If you think that the opinions in this book are too extreme/unrealistic…you don’t know, or really know, any knitters.

Go find some, they rock.

29/100 Yarnitecture by Jillian Moreno

Okay, when I say I read this, I do admit I did not read every word of every glossary and index found in the back. There were several really neat knitting patterns in this book. I enjoyed reading the tips, the graphics were wonderful, I have a much better grasp of how to spin fine after reading this book. I also have a much better understanding of what I am looking for in a knitting yarn and why yarn is spun in a particular manner. I think that if you are a dedicated knitter hoping to get into spinning this is certainly a book for you.
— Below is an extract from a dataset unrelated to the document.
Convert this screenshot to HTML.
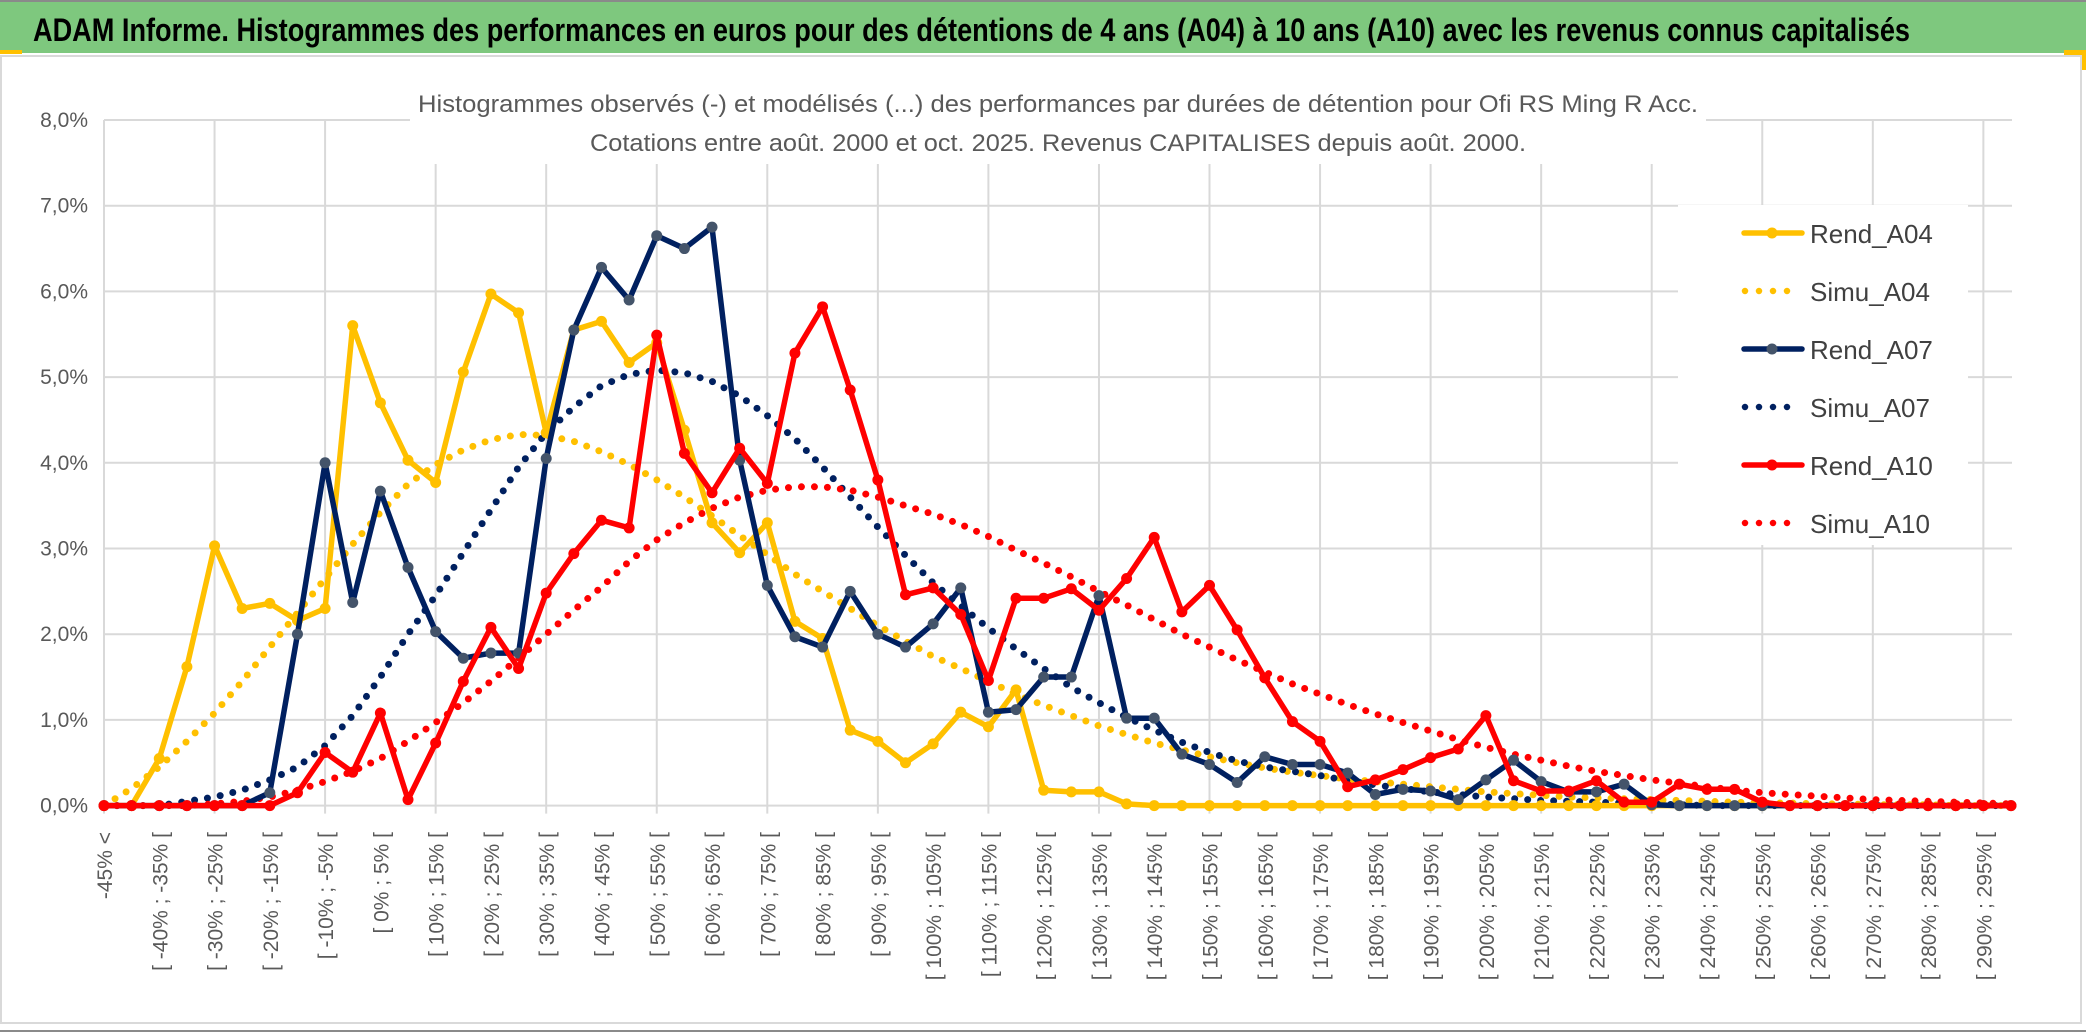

If you are a spinner that wants to spin knitting yarn then read this book and watch the video ‘Spinning for Lace’ they both have great tips.
If you are a spinner that spins for fun and knitting is a very far back burner hobby, then this is not the book for you.
All in all an interesting read!

76/100 Intertwined: The Art of Handspun Yarn, Modern Patterns, and Creative Spinning by Lexi Boeger

This is an author with revolutionary theories on handspinning, as well as a bent toward political agendas.  I really enjoyed reading this book, it was completely hilarious.  I really enjoyed how serious this author was with her revolutionary and artistic ideas toward spinning.  I had just finished the book, Spin Control, how to spin with a purpose to get the yarn you want/need for a project, so this book talking about letting the fiber tell you what it wants to be, is quite the change.  This book actually reminds me of a psychology teacher I had in college.
She was supposed to be teaching us about gender studies.  She spoke about how breasts are just lumps of fat, so she shouldn’t feel bad that she doesn’t have any (her words, not mine).  She spoke about how she spent some time wearing a fur coat she found at a salvation army until she realized that one of the people she was trying to impress probably donated the coat in the first place.  She also showed us one of those videos that PETA tries to propagate about how chickens are treated in One of the companies.  I had the audacity to ask what this had to do with gender studies, she fluffed it off, something about how men treat women.  The only class I ever came close to failing.
Needless to say this author and her very artistic ideals trigger some bad memories.  Despite this, she does have some good ideas, and decent descriptions for creating various yarns.  She does say in the beginning of this book that you need to be able to create a balanced yarn before you can begin breaking the rules.  She does always seem to be breaking every rule and since most of the yarn she creates on purpose looks a lot like early mistakes, it really does make a person wonder how much is justification…but to recreate things over and over you have to have some skill.
This is certainly a book to get your creative juices flowing, and if you are conservative have a good laugh at the same time.